• The directors of the Foundation and the Breast Area of the health group, Mercedes Gozalbo and Julia Camps, attend the meeting of the European project that develops a “swarm learning” to improve the accuracy of Artificial Intelligence.
  • The meeting, held in Athens, allows progress to be made on a common tool that will help to anticipate the disease, improve individualised treatments and monitor its evolution more precisely, reducing uncertainty for patients.   

Artificial Intelligence is not the future, it is the present. That is why the Ribera healthcare group has been part, for several months now, of the work team of the European ODELIA project, whose objective is to develop an advanced Artificial Intelligence model, including a secure exchange of data, in this case to create even more personalised predictive and follow-up models for breast cancer.
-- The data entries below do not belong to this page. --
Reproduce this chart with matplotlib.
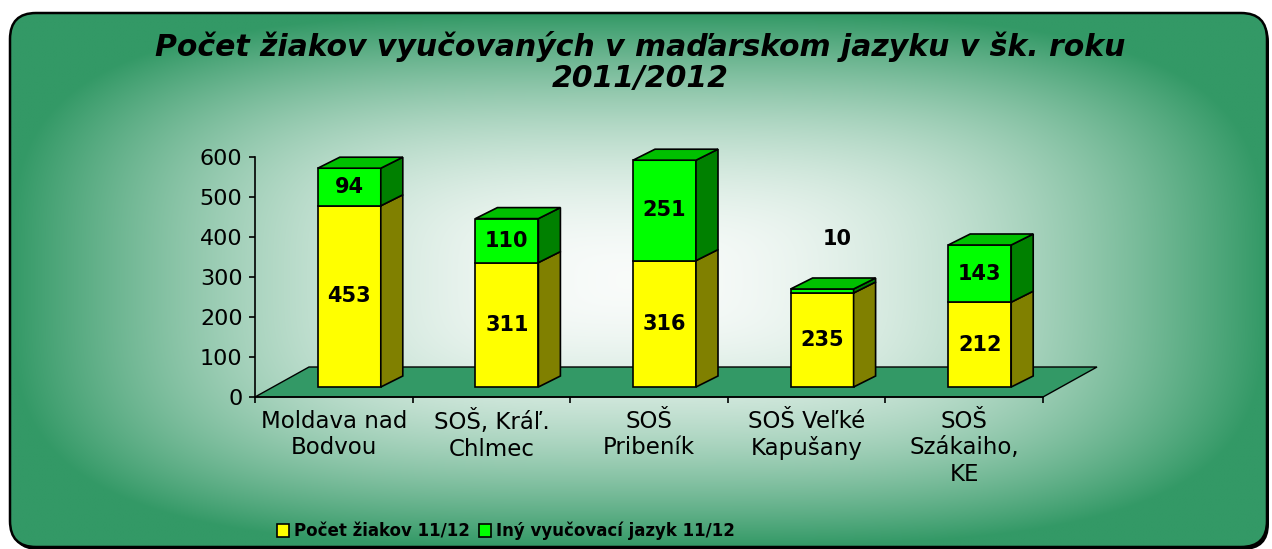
import numpy as np
import matplotlib.pyplot as plt
from matplotlib.patches import Polygon, Rectangle, FancyBboxPatch, Patch

plt.rcParams['font.family'] = ['DejaVu Sans']

CATEGORIES = ['Moldava nad\nBodvou', 'SOŠ, Kráľ.\nChlmec', 'SOŠ\nPribeník',
              'SOŠ Veľké\nKapušany', 'SOŠ\nSzákaiho,\nKE']
POCET = [453, 311, 316, 235, 212]
INY = [94, 110, 251, 10, 143]
SERIES = ['Počet žiakov 11/12', 'Iný vyučovací jazyk 11/12']
TITLE = 'Počet žiakov vyučovaných v maďarskom jazyku v šk. roku\n2011/2012'
YTICKS = [0, 100, 200, 300, 400, 500, 600]

W, H = 1272, 549

# face colours: front, side, top
YELLOW = ('#ffff00', '#808000', '#c0c000')
GREEN = ('#00ff00', '#008000', '#00c000')
FLOOR = '#339966'


def main() -> None:
    fig = plt.figure(figsize=(W / 100, H / 100), dpi=100)

    # rounded frame with a "from center" gradient
    bg = fig.add_axes([0, 0, 1, 1], zorder=-10)
    x0, y0, x1, y1 = 10, 13, 1267, 547
    cx, cy = (x0 + x1) / 2, (y0 + y1) / 2
    xx, yy = np.meshgrid(np.linspace(x0, x1, 700), np.linspace(y0, y1, 320))
    p = 3.5
    t = ((np.abs(xx - cx) / ((x1 - x0) / 2)) ** p + (np.abs(yy - cy) / ((y1 - y0) / 2)) ** p) ** (1 / p)
    f = np.clip(t, 0, 1) ** 1.9
    c_in = np.array([0.975, 0.985, 0.98])
    c_out = np.array([51, 153, 102]) / 255
    img = c_in * (1 - f[..., None]) + c_out * f[..., None]
    im = bg.imshow(img, extent=(x0, x1, y1, y0), aspect='auto', interpolation='bilinear')
    shadow = FancyBboxPatch((x0 + 2, y0 + 3), x1 - x0, y1 - y0,
                            boxstyle='round,pad=0,rounding_size=26', fc='black', ec='none', zorder=-1)
    bg.add_patch(shadow)
    frame = FancyBboxPatch((x0, y0), x1 - x0, y1 - y0,
                           boxstyle='round,pad=0,rounding_size=26', fc='none', ec='black', lw=1.8, zorder=3)
    bg.add_patch(frame)
    im.set_clip_path(frame)
    bg.set_xlim(0, W)
    bg.set_ylim(H, 0)
    bg.axis('off')

    ax = fig.add_axes([255 / W, (H - 397) / H, 788 / W, 240 / H])
    ax.set_xlim(0, len(CATEGORIES))
    ax.set_ylim(0, 600)
    ax.set_facecolor('none')
    ux = len(CATEGORIES) / 788   # data units per pixel
    uy = 600 / 240

    # floor
    n = len(CATEGORIES)
    floor = Polygon([(0, 0), (n, 0), (n + 54 * ux, 30 * uy), (54 * ux, 30 * uy)],
                    closed=True, fc=FLOOR, ec='black', lw=1, clip_on=False, zorder=1)
    ax.add_patch(floor)

    fw = 63 * ux
    dx, dy = 22 * ux, 11 * uy
    base = 10 * uy
    for i in range(n):
        fx = i + 0.5 + 15.5 * ux - fw / 2
        b = base
        for val, cols in ((POCET[i], YELLOW), (INY[i], GREEN)):
            ax.add_patch(Rectangle((fx, b), fw, val, fc=cols[0], ec='black', lw=1.2,
                                   clip_on=False, zorder=2))
            ax.add_patch(Polygon([(fx + fw, b), (fx + fw + dx, b + dy),
                                  (fx + fw + dx, b + val + dy), (fx + fw, b + val)],
                                 closed=True, fc=cols[1], ec='black', lw=1.2, clip_on=False, zorder=2))
            if val / uy > 20:
                ax.text(fx + fw / 2, b + val / 2, str(val), ha='center', va='center',
                        fontsize=15, fontweight='bold', zorder=4)
            else:
                ax.annotate(str(val), xy=(fx + fw / 2, b + val), xytext=(15, 50),
                            textcoords='offset pixels', ha='center', va='center',
                            fontsize=15, fontweight='bold', zorder=4)
            b += val
        ax.add_patch(Polygon([(fx, b), (fx + fw, b), (fx + fw + dx, b + dy), (fx + dx, b + dy)],
                             closed=True, fc=GREEN[2], ec='black', lw=1.2, clip_on=False, zorder=2))

    for s in ('top', 'right'):
        ax.spines[s].set_visible(False)
    for s in ('left', 'bottom'):
        ax.spines[s].set_linewidth(1.2)
        ax.spines[s].set_zorder(3)

    ax.set_yticks(YTICKS)
    ax.tick_params(axis='y', direction='out', length=4, width=1.2, labelsize=16, pad=5)
    ax.set_xticks(range(n + 1))
    ax.set_xticklabels([])
    ax.tick_params(axis='x', which='major', direction='out', length=4, width=1.2)
    ax.set_xticks([i + 0.5 for i in range(n)], minor=True)
    ax.set_xticklabels(CATEGORIES, minor=True, fontsize=16.5, linespacing=1.2)
    ax.tick_params(axis='x', which='minor', length=0, pad=9)

    fig.text(640 / W, 1 - 62 / H, TITLE, ha='center', va='center', fontsize=21.5,
             fontweight='bold', fontstyle='italic', linespacing=1.05)

    handles = [Patch(fc=YELLOW[0], ec='black', lw=1.2), Patch(fc=GREEN[0], ec='black', lw=1.2)]
    fig.legend(handles, SERIES, loc='center', bbox_to_anchor=(506 / W, 1 - 531 / H), ncol=2,
               frameon=False, prop={'weight': 'bold', 'size': 12}, handlelength=0.75,
               handleheight=0.75, handletextpad=0.3, columnspacing=0.5)

    fig.savefig('out.png', dpi=100)


if __name__ == '__main__':
    main()
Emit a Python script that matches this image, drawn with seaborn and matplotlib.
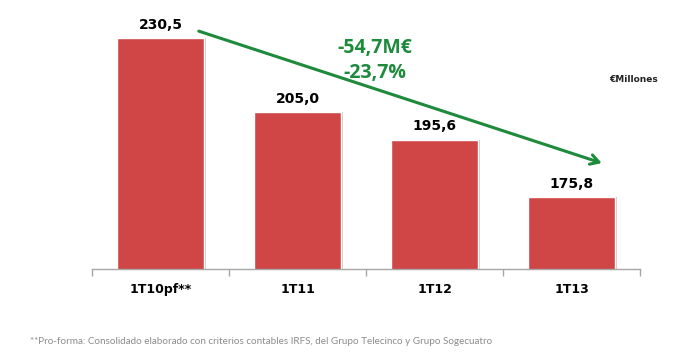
import pandas as pd
import matplotlib.pyplot as plt
import matplotlib.patheffects as pe
import seaborn as sns

periods = ["1T10pf**", "1T11", "1T12", "1T13"]
values = [230.5, 205.0, 195.6, 175.8]
labels = ["230,5", "205,0", "195,6", "175,8"]
change_abs = "-54,7M€"
change_pct = "-23,7%"
footnote = "**Pro-forma: Consolidado elaborado con criterios contables IRFS, del Grupo Telecinco y Grupo Sogecuatro"

df = pd.DataFrame({"periodo": periods, "valor": values})

sns.set_style("white")
fig = plt.figure(figsize=(6.74, 3.61), dpi=100)
ax = fig.add_axes([0.1365, 0.2535, 0.8131, 0.7188])

sns.barplot(data=df, x="periodo", y="valor", color="#D04646", saturation=1,
            width=0.64, ax=ax)
for p in ax.patches:
    p.set_path_effects([pe.SimplePatchShadow(offset=(1.5, 0), shadow_rgbFace="#BBBBBB", alpha=0.8),
                        pe.Normal()])
ax.set_xlim(-0.5, 3.5)
ax.set_ylim(150.9, 240.17)

for i, (v, lab) in enumerate(zip(values, labels)):
    ax.text(i, v + 2.2, lab, ha="center", va="bottom", fontsize=10,
            fontweight="bold", family="DejaVu Sans", color="black")

# flecha de tendencia
ax.annotate("", xy=(3.24, 187.2), xytext=(0.26, 233.2),
            arrowprops=dict(arrowstyle="->,head_length=0.6,head_width=0.35",
                            color="#1D8A3C", lw=2.2), annotation_clip=False)
ax.text(1.565, 227.0, change_abs, ha="center", va="center", fontsize=14,
        fontweight="bold", color="#1D8A3C", family="Open Sans")
ax.text(1.565, 218.5, change_pct, ha="center", va="center", fontsize=14,
        fontweight="bold", color="#1D8A3C", family="Open Sans")
ax.text(3.456, 216.1, "€Millones", ha="center", va="center", fontsize=6.5,
        fontweight="bold", color="#222222", family="DejaVu Sans")

sns.despine(ax=ax, left=True)
ax.spines["bottom"].set_color("#A6A6A6")
ax.spines["bottom"].set_linewidth(1.0)
ax.set_yticks([])
ax.set_xlabel("")
ax.set_ylabel("")
ax.tick_params(axis="x", which="major", length=0, pad=10, colors="black")
ax.set_xticks([-0.5, 0.5, 1.5, 2.5, 3.5], minor=True)
ax.tick_params(axis="x", which="minor", bottom=True, length=5, color="#A6A6A6",
               width=1.0, direction="out")
for t in ax.get_xticklabels():
    t.set_fontweight("bold")
    t.set_fontsize(9)
    t.set_family("DejaVu Sans")
    t.set_color("black")

fig.text(30 / 674, 1 - 341 / 361, footnote, ha="left", va="center",
         fontsize=7.1, color="#8C8C8C", family="Lato")

fig.savefig("out.png", dpi=100, facecolor="white")
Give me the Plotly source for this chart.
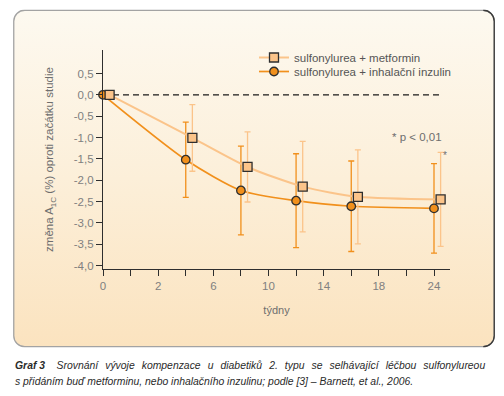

This week, the project has taken a new step to advance a common tool, which will allow the exchange of valuable information without sharing patient data, with the working meeting attended by the directors of the Ribera Salud Foundation and the Breast Area, Mercedes Gozalbo and Julia Camps respectively. “The next step is for all members to start uploading images and data, to help the AI model learn,” explains the Foundation’s director.

The international prestige of the group’s Breast Area, led by Dr Camps, and the large number of patients treated in the breast units of Ribera hospitals, make Ribera a strategic partner of this European project. “ODELIA will help to improve the individualised treatment of patients and will also be a tool to help predict the disease. It will also reduce uncertainty about the evolution of breast cancer, thanks to the predictive model, as well as the response to drugs, which will allow patients’ treatment to be personalised earlier and with greater certainty,” explains Dr. Julia Camps.

The ODELIA project is a decentralised swarm machine learning solution that allows multiple collaborators to share information without sharing the patient data itself, protecting the privacy and security of the data, yet allowing all collaborators to benefit from the collective learning. Data governance and privacy are preserved.

“When organisations only have access to their own data, their AI models evolve based only on information about the people the organisation has worked with or works with, which creates a bias in the models. With swarm learning, an organisation can combine its data with learnings from other organisations, increasing accuracy and reducing bias,” explains the director of the Ribera Salud Foundation.

The next ODELIA project meeting will take place in spring.